(begin)
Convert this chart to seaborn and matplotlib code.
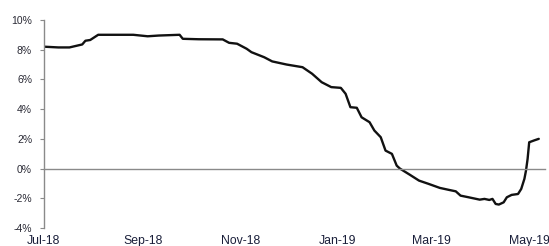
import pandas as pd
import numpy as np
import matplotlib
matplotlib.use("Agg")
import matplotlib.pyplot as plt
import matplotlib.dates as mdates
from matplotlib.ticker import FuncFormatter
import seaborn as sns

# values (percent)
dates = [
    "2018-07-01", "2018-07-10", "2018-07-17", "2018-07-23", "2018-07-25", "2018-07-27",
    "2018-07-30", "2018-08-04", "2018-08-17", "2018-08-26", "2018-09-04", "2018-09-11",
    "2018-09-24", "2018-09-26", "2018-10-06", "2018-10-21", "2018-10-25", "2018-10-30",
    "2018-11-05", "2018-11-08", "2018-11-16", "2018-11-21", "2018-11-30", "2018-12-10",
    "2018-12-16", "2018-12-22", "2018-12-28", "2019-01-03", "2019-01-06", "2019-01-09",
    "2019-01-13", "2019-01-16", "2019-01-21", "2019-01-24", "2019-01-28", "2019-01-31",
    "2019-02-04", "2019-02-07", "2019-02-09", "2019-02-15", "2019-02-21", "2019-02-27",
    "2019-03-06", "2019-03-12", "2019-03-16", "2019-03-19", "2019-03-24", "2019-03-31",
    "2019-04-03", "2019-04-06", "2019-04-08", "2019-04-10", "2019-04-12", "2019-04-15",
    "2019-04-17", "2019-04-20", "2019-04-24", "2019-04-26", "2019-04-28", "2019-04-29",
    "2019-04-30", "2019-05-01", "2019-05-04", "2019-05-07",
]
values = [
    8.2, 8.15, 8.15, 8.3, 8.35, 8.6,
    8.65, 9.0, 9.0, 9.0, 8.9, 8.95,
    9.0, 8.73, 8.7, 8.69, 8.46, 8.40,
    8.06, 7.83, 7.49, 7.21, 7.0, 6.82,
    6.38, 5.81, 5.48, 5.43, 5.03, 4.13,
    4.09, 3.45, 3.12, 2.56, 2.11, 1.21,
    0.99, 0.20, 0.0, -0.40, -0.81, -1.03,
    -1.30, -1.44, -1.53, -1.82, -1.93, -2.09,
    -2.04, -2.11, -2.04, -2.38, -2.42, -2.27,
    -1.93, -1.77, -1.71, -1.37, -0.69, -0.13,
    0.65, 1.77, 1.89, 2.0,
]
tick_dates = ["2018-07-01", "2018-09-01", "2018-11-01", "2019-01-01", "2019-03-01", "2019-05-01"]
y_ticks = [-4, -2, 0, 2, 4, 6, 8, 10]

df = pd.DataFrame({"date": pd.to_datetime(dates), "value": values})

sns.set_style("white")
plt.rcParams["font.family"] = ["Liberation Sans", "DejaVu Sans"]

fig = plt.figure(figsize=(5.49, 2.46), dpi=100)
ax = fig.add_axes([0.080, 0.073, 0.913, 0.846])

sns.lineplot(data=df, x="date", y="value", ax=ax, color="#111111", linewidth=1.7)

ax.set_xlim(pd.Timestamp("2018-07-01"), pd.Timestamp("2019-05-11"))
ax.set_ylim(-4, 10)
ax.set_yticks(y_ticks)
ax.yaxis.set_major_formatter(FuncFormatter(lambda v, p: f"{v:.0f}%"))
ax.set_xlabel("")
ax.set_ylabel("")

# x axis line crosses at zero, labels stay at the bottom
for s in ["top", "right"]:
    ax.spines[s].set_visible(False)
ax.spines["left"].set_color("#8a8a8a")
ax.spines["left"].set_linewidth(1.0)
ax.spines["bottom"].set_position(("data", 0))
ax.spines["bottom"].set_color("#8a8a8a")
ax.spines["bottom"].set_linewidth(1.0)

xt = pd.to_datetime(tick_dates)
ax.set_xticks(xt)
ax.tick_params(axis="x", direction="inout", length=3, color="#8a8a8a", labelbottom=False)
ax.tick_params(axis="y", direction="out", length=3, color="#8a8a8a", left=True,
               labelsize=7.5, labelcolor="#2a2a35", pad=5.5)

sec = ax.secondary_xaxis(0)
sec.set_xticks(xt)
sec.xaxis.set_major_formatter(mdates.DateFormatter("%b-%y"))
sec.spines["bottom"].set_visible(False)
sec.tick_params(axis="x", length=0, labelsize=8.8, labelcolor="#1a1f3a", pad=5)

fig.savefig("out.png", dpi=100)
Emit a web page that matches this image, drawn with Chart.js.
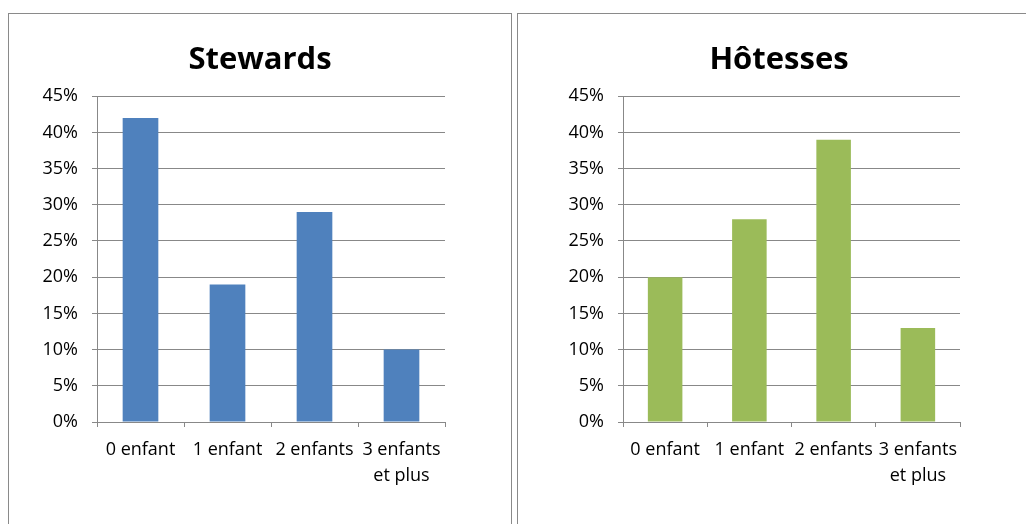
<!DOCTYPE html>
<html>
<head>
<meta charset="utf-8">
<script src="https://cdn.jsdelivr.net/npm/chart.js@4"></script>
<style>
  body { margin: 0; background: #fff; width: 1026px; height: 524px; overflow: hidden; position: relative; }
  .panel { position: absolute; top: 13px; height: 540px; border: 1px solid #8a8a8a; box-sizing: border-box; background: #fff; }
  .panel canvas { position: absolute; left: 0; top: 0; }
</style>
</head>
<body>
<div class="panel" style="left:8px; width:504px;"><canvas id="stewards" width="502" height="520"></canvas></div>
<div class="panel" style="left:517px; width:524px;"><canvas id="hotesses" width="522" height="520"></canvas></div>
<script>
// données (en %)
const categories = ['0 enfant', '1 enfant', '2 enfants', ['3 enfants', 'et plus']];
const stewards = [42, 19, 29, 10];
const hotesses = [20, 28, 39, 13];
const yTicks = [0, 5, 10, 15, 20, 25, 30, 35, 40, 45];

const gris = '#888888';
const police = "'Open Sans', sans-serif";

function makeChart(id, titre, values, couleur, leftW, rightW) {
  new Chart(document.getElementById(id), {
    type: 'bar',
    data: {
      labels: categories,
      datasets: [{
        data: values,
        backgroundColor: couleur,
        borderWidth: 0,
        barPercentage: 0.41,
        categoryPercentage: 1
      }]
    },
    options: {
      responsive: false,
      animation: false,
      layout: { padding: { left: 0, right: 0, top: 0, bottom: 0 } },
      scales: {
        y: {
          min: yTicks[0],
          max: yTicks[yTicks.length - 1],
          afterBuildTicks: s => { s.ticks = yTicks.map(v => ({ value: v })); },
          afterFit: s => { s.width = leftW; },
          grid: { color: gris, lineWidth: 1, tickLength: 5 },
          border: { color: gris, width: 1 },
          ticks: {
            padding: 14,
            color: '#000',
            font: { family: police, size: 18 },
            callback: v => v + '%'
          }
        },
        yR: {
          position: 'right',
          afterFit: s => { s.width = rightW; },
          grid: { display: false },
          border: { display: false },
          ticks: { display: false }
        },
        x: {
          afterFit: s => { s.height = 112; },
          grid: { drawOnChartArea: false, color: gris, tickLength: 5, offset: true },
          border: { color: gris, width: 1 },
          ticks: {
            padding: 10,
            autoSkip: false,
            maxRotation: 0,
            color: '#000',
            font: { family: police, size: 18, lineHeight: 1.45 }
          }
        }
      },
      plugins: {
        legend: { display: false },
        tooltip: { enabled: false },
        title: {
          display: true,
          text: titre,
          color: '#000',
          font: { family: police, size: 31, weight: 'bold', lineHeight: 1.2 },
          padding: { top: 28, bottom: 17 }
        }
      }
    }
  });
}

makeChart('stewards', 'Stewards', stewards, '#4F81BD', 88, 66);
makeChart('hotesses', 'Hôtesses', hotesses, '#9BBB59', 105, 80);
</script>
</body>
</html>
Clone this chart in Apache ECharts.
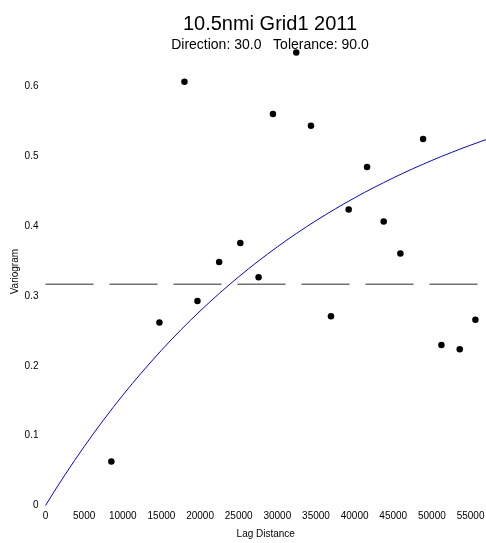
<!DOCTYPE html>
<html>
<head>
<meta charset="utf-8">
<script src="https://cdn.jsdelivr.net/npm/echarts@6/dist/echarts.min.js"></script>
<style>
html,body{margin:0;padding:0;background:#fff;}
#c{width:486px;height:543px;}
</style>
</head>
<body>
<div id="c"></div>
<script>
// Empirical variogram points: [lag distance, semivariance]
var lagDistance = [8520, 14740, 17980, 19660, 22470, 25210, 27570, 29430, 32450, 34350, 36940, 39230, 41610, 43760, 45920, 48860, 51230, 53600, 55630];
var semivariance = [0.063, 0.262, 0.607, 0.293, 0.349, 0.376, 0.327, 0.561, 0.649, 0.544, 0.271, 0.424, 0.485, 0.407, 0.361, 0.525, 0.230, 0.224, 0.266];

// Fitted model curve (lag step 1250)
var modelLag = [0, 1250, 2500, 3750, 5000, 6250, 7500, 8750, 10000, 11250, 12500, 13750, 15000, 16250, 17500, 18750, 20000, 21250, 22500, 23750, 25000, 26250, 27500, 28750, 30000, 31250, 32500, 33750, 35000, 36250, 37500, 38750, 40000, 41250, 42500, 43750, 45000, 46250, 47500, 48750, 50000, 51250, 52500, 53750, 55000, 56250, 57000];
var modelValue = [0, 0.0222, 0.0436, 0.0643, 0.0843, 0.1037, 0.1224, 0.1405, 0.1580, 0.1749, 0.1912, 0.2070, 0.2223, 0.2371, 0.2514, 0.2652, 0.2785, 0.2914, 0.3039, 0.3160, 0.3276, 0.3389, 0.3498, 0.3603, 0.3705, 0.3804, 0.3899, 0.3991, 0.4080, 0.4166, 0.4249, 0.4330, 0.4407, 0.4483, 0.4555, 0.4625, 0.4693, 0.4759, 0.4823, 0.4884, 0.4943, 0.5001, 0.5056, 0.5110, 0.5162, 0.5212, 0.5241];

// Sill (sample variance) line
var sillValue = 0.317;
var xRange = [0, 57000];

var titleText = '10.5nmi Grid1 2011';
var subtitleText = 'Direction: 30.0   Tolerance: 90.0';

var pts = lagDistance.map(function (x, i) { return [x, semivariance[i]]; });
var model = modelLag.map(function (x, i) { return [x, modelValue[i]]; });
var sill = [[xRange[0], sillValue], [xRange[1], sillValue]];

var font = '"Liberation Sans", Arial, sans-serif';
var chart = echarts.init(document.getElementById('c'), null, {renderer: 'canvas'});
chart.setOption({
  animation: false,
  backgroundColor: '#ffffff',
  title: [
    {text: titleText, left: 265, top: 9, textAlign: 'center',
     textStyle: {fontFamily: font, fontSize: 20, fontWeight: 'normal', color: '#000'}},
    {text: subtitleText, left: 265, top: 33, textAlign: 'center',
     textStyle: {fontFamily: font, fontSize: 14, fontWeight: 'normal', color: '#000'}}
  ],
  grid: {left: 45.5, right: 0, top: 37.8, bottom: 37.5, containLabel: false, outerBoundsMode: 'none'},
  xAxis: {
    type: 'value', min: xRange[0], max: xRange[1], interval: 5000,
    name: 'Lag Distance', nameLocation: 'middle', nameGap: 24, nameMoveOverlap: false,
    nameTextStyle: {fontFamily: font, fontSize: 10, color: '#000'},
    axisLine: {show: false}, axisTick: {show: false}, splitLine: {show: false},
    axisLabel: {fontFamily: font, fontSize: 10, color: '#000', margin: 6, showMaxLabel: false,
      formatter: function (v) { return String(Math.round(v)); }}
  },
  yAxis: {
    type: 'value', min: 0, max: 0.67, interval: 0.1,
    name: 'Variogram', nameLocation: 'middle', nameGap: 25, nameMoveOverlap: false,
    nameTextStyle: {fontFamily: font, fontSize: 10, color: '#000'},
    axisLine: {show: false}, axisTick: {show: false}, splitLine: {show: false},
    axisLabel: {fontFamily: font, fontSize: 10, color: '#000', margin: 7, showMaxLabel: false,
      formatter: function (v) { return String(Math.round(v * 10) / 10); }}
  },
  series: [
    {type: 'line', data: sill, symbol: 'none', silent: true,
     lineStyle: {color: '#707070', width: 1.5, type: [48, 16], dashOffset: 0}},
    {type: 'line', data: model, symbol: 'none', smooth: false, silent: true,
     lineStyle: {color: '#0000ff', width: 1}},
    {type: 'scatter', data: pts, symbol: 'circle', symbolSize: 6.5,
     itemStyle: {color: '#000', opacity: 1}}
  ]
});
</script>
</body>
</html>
(end)
Only the lines from the top of the data through the line with "import seaborn as sns" should be quoted, exactly and with both ends kept; skip the pictures.

== TASK RESULT ==
Convert this chart to seaborn and matplotlib code.
import pandas as pd
import numpy as np
import matplotlib
matplotlib.use("Agg")
import matplotlib.pyplot as plt
import matplotlib.dates as mdates
from matplotlib.ticker import FuncFormatter
import seaborn as sns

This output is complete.